B) The national plan will offer a rudimentary coverage only. It will cover x-rays and casts for broken arms, but not heart transplants and expensive drugs that only marginally increase one’s chances of surviving an illness. It wouldn’t keep people suffering from terminal illness on life support when there is no reasonable chance that they would ever leave the hospital. It would cover only a small subset of the treatments covered by gold-plated policies. It might be akin to the Oregon Plan.
I believe that there would be massive resistance to the national coverage described in A) but far less resistance to the coverage described in B).
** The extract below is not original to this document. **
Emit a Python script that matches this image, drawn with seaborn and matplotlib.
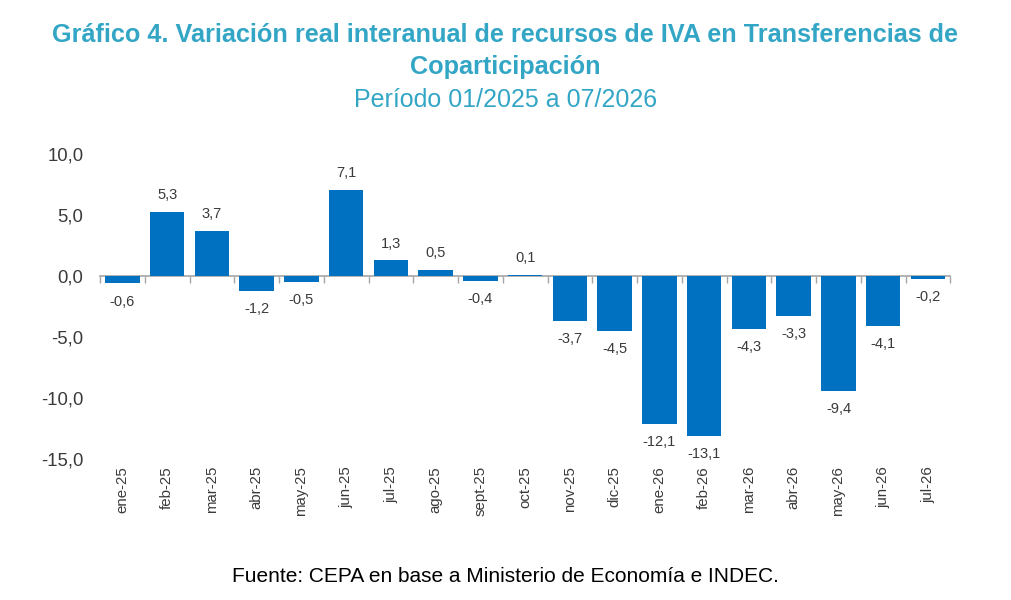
import matplotlib
matplotlib.use("Agg")
import matplotlib.pyplot as plt
import seaborn as sns
import pandas as pd
import numpy as np

months = ["ene-25", "feb-25", "mar-25", "abr-25", "may-25", "jun-25", "jul-25",
          "ago-25", "sept-25", "oct-25", "nov-25", "dic-25", "ene-26", "feb-26",
          "mar-26", "abr-26", "may-26", "jun-26", "jul-26"]
values = [-0.6, 5.3, 3.7, -1.2, -0.5, 7.1, 1.3, 0.5, -0.4, 0.1, -3.7, -4.5,
          -12.1, -13.1, -4.3, -3.3, -9.4, -4.1, -0.2]
yticks = [-15, -10, -5, 0, 5, 10]

sns.set_theme(style="white")
plt.rcParams['font.family'] = ['Liberation Sans', 'DejaVu Sans']

df = pd.DataFrame({"mes": months, "valor": values})

fig = plt.figure(figsize=(10.11, 6.0), dpi=100)
ax = fig.add_axes([0.099, 0.235, 0.841, 0.508])

sns.barplot(data=df, x="mes", y="valor", color="#0070C0", saturation=1,
            width=0.77, ax=ax, edgecolor="none")

ax.set_ylim(-15, 10)
ax.set_xlim(-0.5, len(months) - 0.5)
ax.set_yticks(yticks)
ax.set_yticklabels([f"{v:.1f}".replace(".", ",") for v in yticks],
                   fontsize=13.3, color="#3A3A3A")
ax.tick_params(axis="y", length=0, pad=12)
ax.tick_params(axis="x", length=0, pad=5, labelsize=10.8, labelcolor="#3A3A3A",
               rotation=90)
ax.set_xlabel("")
ax.set_ylabel("")
for s in ax.spines.values():
    s.set_visible(False)

# zero axis line with tick marks between categories
sec = ax.secondary_xaxis(0, transform=ax.transData)
sec.set_xticks(np.arange(-0.5, len(months), 1.0))
sec.set_xticklabels([])
sec.tick_params(axis="x", length=5, width=1, color="#A6A6A6", direction="out")
sec.spines["bottom"].set_color("#A6A6A6")
sec.spines["bottom"].set_linewidth(1.2)

for i, v in enumerate(values):
    lab = f"{v:.1f}".replace(".", ",")
    if v >= 0:
        ax.annotate(lab, (i, v), xytext=(0, 7), textcoords="offset points",
                    ha="center", va="bottom", fontsize=10.5, color="#3A3A3A")
    else:
        ax.annotate(lab, (i, v), xytext=(0, -8), textcoords="offset points",
                    ha="center", va="top", fontsize=10.5, color="#3A3A3A")

title_color = "#33A6C6"
fig.text(0.5, 1 - 35 / 600, "Gráfico 4. Variación real interanual de recursos de IVA en Transferencias de",
         ha="center", va="center", fontsize=18.2, fontweight="bold", color=title_color)
fig.text(0.5, 1 - 67 / 600, "Coparticipación",
         ha="center", va="center", fontsize=18.2, fontweight="bold", color=title_color)
fig.text(0.5, 1 - 100 / 600, "Período 01/2025 a 07/2026",
         ha="center", va="center", fontsize=18.0, color=title_color)
fig.text(0.5, 1 - 577 / 600, "Fuente: CEPA en base a Ministerio de Economía e INDEC.",
         ha="center", va="center", fontsize=15.0, color="black")

fig.savefig("out.png", dpi=100, facecolor="white")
At least Oregon’s legislators had the cajunas to specifically state what was covered under their plan and what was not (Oregon’s prioritized list is available for all to see). Oregon had the fiscal responsibility to make certain that they could afford the level of health care to which they were committing. Oregon dealt head-on with the accusation that they were “rationing” health care; absolutely they were, just like private plans ration health care only to those who pay those high premiums. Both responsible and irresponsible health care plans “ration” health care. Therefore, it is not a criticism of any health care plan that it “rations” health care. Here are the guiding principles to the Oregon Plan:
In 1987, the Oregon Legislature realized that it had no method for allocating resources for health care that was both effective and accountable. Over the next two years, policy objectives were developed to guide the drafting of legislation to address this problem. These policy objectives included:
• Acknowledgment that the goal is health rather than health services or health insurance
• Commitment to a public process with structured public input
• Commitment to meet budget constraints by reducing benefits rather than cutting people
from coverage or reducing payments to levels below the cost of care
• Commitment to use available resources to fund clinically effective treatments of
conditions important to Oregonians
• Development of explicit health service priorities to guide resource allocation decisions.
Our national conversation regarding health care is so dysfunction on so many levels that it’s hard to know where to begin. I’ll make only one more point in this post, however. Opponents of current proposals often make accusations that there will be “death panels,” indicating that some sick people will be allowed to die. As a nation, we need to grow up and deal with the fact that this happens every day in every hospital in the country: we shouldn’t be allocating huge amounts of money to maintain pulses in people who have become living corpses. There are some families who “can’t let go” no matter what (e.g., Terry Schiavo), and our national plan needs to have specific guidelines for these situations. In fact, every private insurance plan should have guidelines for determining when further treatment is likely to be futile and a provision for ending coverage at that point. The alternative is to make policies so horrifically expensive that many people can’t afford policies that cover tratments likely to make an immediate positive impact on their lives.
Only when we put these issues clearly on the table can we begin to have a real conversation.